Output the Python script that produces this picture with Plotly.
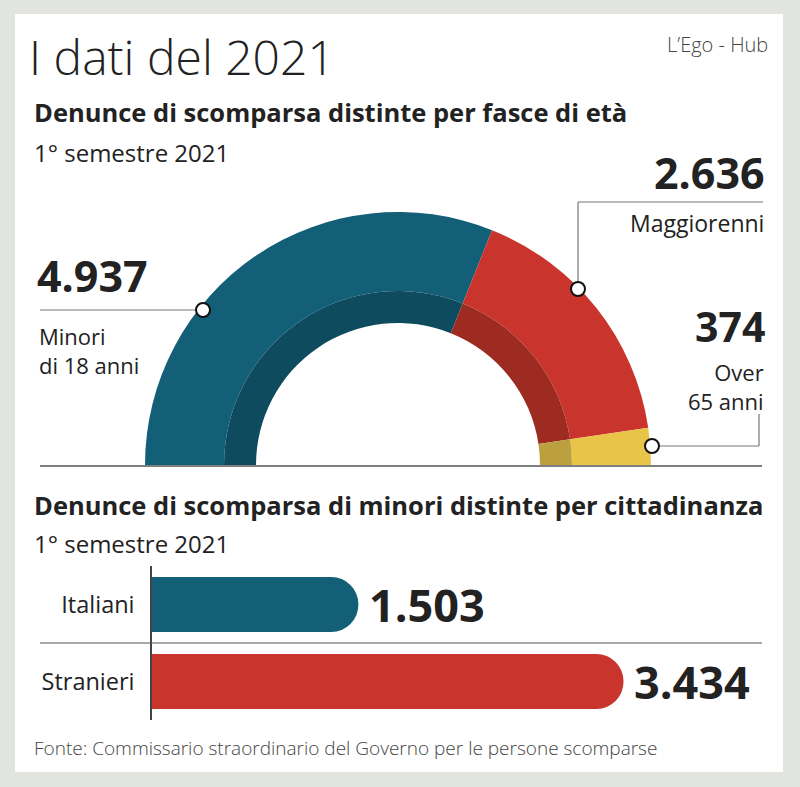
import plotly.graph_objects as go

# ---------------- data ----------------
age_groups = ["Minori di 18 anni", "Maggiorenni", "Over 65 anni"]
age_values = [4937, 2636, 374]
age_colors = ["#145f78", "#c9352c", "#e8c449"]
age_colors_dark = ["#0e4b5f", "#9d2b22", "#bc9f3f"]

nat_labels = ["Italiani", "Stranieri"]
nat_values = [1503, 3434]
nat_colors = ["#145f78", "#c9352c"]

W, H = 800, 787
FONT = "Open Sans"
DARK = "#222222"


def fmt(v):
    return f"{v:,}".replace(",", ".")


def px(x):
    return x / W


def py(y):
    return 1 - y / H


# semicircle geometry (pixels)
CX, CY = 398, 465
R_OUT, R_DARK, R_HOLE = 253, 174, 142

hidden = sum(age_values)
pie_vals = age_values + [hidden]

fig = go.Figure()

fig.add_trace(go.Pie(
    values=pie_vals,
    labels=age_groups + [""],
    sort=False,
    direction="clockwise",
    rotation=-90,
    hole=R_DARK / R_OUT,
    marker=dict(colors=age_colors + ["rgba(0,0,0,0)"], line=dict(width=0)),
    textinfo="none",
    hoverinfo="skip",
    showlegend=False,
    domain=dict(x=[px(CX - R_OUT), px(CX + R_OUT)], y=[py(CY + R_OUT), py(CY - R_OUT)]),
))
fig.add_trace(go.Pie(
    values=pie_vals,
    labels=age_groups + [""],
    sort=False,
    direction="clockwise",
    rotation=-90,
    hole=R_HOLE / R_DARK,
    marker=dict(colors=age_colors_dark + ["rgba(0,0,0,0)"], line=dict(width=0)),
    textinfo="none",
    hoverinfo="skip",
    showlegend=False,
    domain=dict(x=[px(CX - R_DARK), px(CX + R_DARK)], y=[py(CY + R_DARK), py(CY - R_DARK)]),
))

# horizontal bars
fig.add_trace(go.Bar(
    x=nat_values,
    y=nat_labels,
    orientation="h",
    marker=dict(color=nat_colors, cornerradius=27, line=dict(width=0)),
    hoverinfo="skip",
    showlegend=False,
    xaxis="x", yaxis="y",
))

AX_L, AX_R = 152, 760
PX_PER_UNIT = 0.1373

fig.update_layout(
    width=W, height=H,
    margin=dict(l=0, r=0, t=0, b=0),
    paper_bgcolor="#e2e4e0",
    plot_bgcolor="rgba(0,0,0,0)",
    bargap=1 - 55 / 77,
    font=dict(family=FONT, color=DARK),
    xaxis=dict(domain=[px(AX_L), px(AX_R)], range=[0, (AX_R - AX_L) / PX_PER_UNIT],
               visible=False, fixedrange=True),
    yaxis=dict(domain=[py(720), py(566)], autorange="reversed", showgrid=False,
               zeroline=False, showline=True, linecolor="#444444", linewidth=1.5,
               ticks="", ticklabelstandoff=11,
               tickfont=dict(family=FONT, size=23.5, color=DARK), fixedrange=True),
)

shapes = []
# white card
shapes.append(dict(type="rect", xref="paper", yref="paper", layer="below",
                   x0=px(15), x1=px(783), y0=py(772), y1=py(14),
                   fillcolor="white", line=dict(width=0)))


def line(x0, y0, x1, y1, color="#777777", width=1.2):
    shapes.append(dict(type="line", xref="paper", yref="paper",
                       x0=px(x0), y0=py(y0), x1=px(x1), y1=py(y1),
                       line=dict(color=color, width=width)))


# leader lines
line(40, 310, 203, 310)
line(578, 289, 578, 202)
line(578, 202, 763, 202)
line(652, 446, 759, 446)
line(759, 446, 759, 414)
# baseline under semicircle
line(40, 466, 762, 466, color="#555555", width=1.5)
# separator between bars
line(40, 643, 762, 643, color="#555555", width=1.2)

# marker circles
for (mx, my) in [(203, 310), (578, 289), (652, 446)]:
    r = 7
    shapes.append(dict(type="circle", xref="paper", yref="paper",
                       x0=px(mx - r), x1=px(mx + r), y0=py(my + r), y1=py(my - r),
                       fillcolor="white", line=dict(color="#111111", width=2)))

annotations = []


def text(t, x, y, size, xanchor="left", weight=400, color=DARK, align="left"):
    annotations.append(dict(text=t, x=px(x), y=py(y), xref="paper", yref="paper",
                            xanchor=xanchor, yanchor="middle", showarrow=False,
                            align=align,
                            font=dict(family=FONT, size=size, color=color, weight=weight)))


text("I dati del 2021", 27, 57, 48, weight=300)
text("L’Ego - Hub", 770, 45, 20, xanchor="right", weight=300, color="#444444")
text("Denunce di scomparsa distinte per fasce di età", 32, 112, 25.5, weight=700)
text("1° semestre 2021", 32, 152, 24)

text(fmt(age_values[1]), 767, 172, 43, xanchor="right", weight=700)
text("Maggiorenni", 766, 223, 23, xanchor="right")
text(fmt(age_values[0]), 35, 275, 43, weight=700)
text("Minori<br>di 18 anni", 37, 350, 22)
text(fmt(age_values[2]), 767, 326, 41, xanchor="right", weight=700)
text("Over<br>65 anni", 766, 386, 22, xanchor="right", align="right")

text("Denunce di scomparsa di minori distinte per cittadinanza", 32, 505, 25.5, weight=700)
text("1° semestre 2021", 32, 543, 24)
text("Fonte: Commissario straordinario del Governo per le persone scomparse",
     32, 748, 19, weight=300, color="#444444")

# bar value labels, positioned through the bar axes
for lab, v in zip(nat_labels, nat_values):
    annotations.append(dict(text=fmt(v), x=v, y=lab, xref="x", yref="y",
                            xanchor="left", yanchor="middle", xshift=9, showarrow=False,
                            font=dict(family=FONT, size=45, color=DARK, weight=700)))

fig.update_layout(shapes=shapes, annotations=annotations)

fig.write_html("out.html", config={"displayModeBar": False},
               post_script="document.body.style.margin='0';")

================================

**The problem:** Reproduce every line of the material precisely, omitting its pictures.

**Answer for the task:**
Output the Python script that produces this picture with Plotly.
import plotly.graph_objects as go

# ---------------- data ----------------
age_groups = ["Minori di 18 anni", "Maggiorenni", "Over 65 anni"]
age_values = [4937, 2636, 374]
age_colors = ["#145f78", "#c9352c", "#e8c449"]
age_colors_dark = ["#0e4b5f", "#9d2b22", "#bc9f3f"]

nat_labels = ["Italiani", "Stranieri"]
nat_values = [1503, 3434]
nat_colors = ["#145f78", "#c9352c"]

W, H = 800, 787
FONT = "Open Sans"
DARK = "#222222"


def fmt(v):
    return f"{v:,}".replace(",", ".")


def px(x):
    return x / W


def py(y):
    return 1 - y / H


# semicircle geometry (pixels)
CX, CY = 398, 465
R_OUT, R_DARK, R_HOLE = 253, 174, 142

hidden = sum(age_values)
pie_vals = age_values + [hidden]

fig = go.Figure()

fig.add_trace(go.Pie(
    values=pie_vals,
    labels=age_groups + [""],
    sort=False,
    direction="clockwise",
    rotation=-90,
    hole=R_DARK / R_OUT,
    marker=dict(colors=age_colors + ["rgba(0,0,0,0)"], line=dict(width=0)),
    textinfo="none",
    hoverinfo="skip",
    showlegend=False,
    domain=dict(x=[px(CX - R_OUT), px(CX + R_OUT)], y=[py(CY + R_OUT), py(CY - R_OUT)]),
))
fig.add_trace(go.Pie(
    values=pie_vals,
    labels=age_groups + [""],
    sort=False,
    direction="clockwise",
    rotation=-90,
    hole=R_HOLE / R_DARK,
    marker=dict(colors=age_colors_dark + ["rgba(0,0,0,0)"], line=dict(width=0)),
    textinfo="none",
    hoverinfo="skip",
    showlegend=False,
    domain=dict(x=[px(CX - R_DARK), px(CX + R_DARK)], y=[py(CY + R_DARK), py(CY - R_DARK)]),
))

# horizontal bars
fig.add_trace(go.Bar(
    x=nat_values,
    y=nat_labels,
    orientation="h",
    marker=dict(color=nat_colors, cornerradius=27, line=dict(width=0)),
    hoverinfo="skip",
    showlegend=False,
    xaxis="x", yaxis="y",
))

AX_L, AX_R = 152, 760
PX_PER_UNIT = 0.1373

fig.update_layout(
    width=W, height=H,
    margin=dict(l=0, r=0, t=0, b=0),
    paper_bgcolor="#e2e4e0",
    plot_bgcolor="rgba(0,0,0,0)",
    bargap=1 - 55 / 77,
    font=dict(family=FONT, color=DARK),
    xaxis=dict(domain=[px(AX_L), px(AX_R)], range=[0, (AX_R - AX_L) / PX_PER_UNIT],
               visible=False, fixedrange=True),
    yaxis=dict(domain=[py(720), py(566)], autorange="reversed", showgrid=False,
               zeroline=False, showline=True, linecolor="#444444", linewidth=1.5,
               ticks="", ticklabelstandoff=11,
               tickfont=dict(family=FONT, size=23.5, color=DARK), fixedrange=True),
)

shapes = []
# white card
shapes.append(dict(type="rect", xref="paper", yref="paper", layer="below",
                   x0=px(15), x1=px(783), y0=py(772), y1=py(14),
                   fillcolor="white", line=dict(width=0)))


def line(x0, y0, x1, y1, color="#777777", width=1.2):
    shapes.append(dict(type="line", xref="paper", yref="paper",
                       x0=px(x0), y0=py(y0), x1=px(x1), y1=py(y1),
                       line=dict(color=color, width=width)))


# leader lines
line(40, 310, 203, 310)
line(578, 289, 578, 202)
line(578, 202, 763, 202)
line(652, 446, 759, 446)
line(759, 446, 759, 414)
# baseline under semicircle
line(40, 466, 762, 466, color="#555555", width=1.5)
# separator between bars
line(40, 643, 762, 643, color="#555555", width=1.2)

# marker circles
for (mx, my) in [(203, 310), (578, 289), (652, 446)]:
    r = 7
    shapes.append(dict(type="circle", xref="paper", yref="paper",
                       x0=px(mx - r), x1=px(mx + r), y0=py(my + r), y1=py(my - r),
                       fillcolor="white", line=dict(color="#111111", width=2)))

annotations = []


def text(t, x, y, size, xanchor="left", weight=400, color=DARK, align="left"):
    annotations.append(dict(text=t, x=px(x), y=py(y), xref="paper", yref="paper",
                            xanchor=xanchor, yanchor="middle", showarrow=False,
                            align=align,
                            font=dict(family=FONT, size=size, color=color, weight=weight)))


text("I dati del 2021", 27, 57, 48, weight=300)
text("L’Ego - Hub", 770, 45, 20, xanchor="right", weight=300, color="#444444")
text("Denunce di scomparsa distinte per fasce di età", 32, 112, 25.5, weight=700)
text("1° semestre 2021", 32, 152, 24)

text(fmt(age_values[1]), 767, 172, 43, xanchor="right", weight=700)
text("Maggiorenni", 766, 223, 23, xanchor="right")
text(fmt(age_values[0]), 35, 275, 43, weight=700)
text("Minori<br>di 18 anni", 37, 350, 22)
text(fmt(age_values[2]), 767, 326, 41, xanchor="right", weight=700)
text("Over<br>65 anni", 766, 386, 22, xanchor="right", align="right")

text("Denunce di scomparsa di minori distinte per cittadinanza", 32, 505, 25.5, weight=700)
text("1° semestre 2021", 32, 543, 24)
text("Fonte: Commissario straordinario del Governo per le persone scomparse",
     32, 748, 19, weight=300, color="#444444")

# bar value labels, positioned through the bar axes
for lab, v in zip(nat_labels, nat_values):
    annotations.append(dict(text=fmt(v), x=v, y=lab, xref="x", yref="y",
                            xanchor="left", yanchor="middle", xshift=9, showarrow=False,
                            font=dict(family=FONT, size=45, color=DARK, weight=700)))

fig.update_layout(shapes=shapes, annotations=annotations)

fig.write_html("out.html", config={"displayModeBar": False},
               post_script="document.body.style.margin='0';")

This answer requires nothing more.